JACK BERGESON:  "It's another word for steer wrestling. You come out of the chute and you are going out full speed and you are jumping off a horse onto a steer and trying to throw it down. The steer would be the bull and dogging itwould be wrestling with it and throwing it down. It's a big man's event. They call timed events businessman's events  because [with those] you're not out there getting dirty like the ruffies."

Ruffies are the rodeo cowboys who take the greatest risks. They ride wild horses called broncs, or they ride horses without saddles, or they take a timed ride on bulls hand-picked for their mean tempers. Animals like that are called rank.

Breaking a horse  is one well-known cowboy term for taming or training a spirited horse so that it will accept a saddle and a rider. But one cowboy I talked to says that even horses that are ridden bareback -- that is, without saddles --  are fitted with what is called rigging.

COWBOY: "It's a bareback rigging. It's small, little piece of leather, 10 or 12 inches wide, and that's what these guys hang on to with one hand. That's called a rigging. I don't know if that's so much slang but it's a unique term."

Many timed rodeo events based on ranching skills. For example, steer wrestling, or wrassling as it's usually pronounced on the rodeo circuit, is an event where a steer is cornered, roped, then wrestled to the ground and immobilized. And it is often necessary on the ranch to ride wild, untamed horses in order to train them. Riding wild bulls probably began as a wild entertainment.

Whatever the animal chosen -- steer, wild horse or bull -- chances are excellent the cowboy will soon be hitting the ground himself.

JACK BERGESON: "There is phrase we like to use. It's called the dirt bath.  A dirt bath is when you fall off this horse or this bull, you are falling quite a ways. And when you hit the ground, you took yourself a dirt bath! Because you are hitting that dirt pretty hard."

Rodeo work is dangerous work, and cowboys can get hurt or even killed. Bull riding -- where a cowboy jumps atop a wild bull weighing 800 kilograms or more, and tries to ride it for a full seven seconds before being thrown -- is especially risky.

Once the rider is thrown -- and he always is -- he is protected by so-called rodeo clowns like Kevin Higley of Hooper, Utah, who jump into the ring to distract the animal and prevent the cowboy from being gored when the horned bull is feeling, as they say, hooky.

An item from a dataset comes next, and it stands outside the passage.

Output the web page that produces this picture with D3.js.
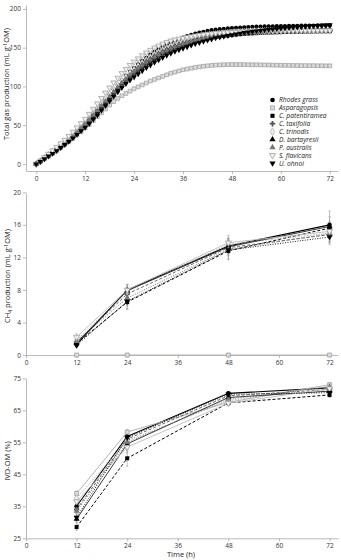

KEVIN HIGLEY:  "Hooky  means he's gonna come after you and he's gonna fight. And look out, because he's gonna try to get you and hook you out of  there. If you get a guy punching his hand with his fist and saying  'this bull is gonna be hooky,' there is a pretty good chance he is going to  thump somebody before he gets out of the arena. It's just 'getting thumped.' 'You're gonna get thumped if you don't watch what's going on.'

"Some other things we use is [the phrase] pull your skirt up. The romance of the Western scene is a little different than the professional athletes you see on the professional football games. We all have to keep ourselves in pretty good shape. But we don't have the professional trainers who follow us around and say 'Aw, its okay, you don't need to go out there today.' You got  to get out there and just go. So just life your skirt up  and get on with it. Get to the next one."

And rodeo manager Jack Bergeson and his pals say there are plenty of phrases for the tourists and other non-rodeo types who come to the rodeo just to be entertained -- safely.

JACK  BERGESON AND OTHERS: "Rookies, city slickers  -- you know ... you! [Laughter]"

Maybe it's time for me to be skinnin' it -- that is, getting out of here -- before someone puts me on a horse. For Wordmaster, I'm Adam Phillips at the rodeo in Dillon, Montana.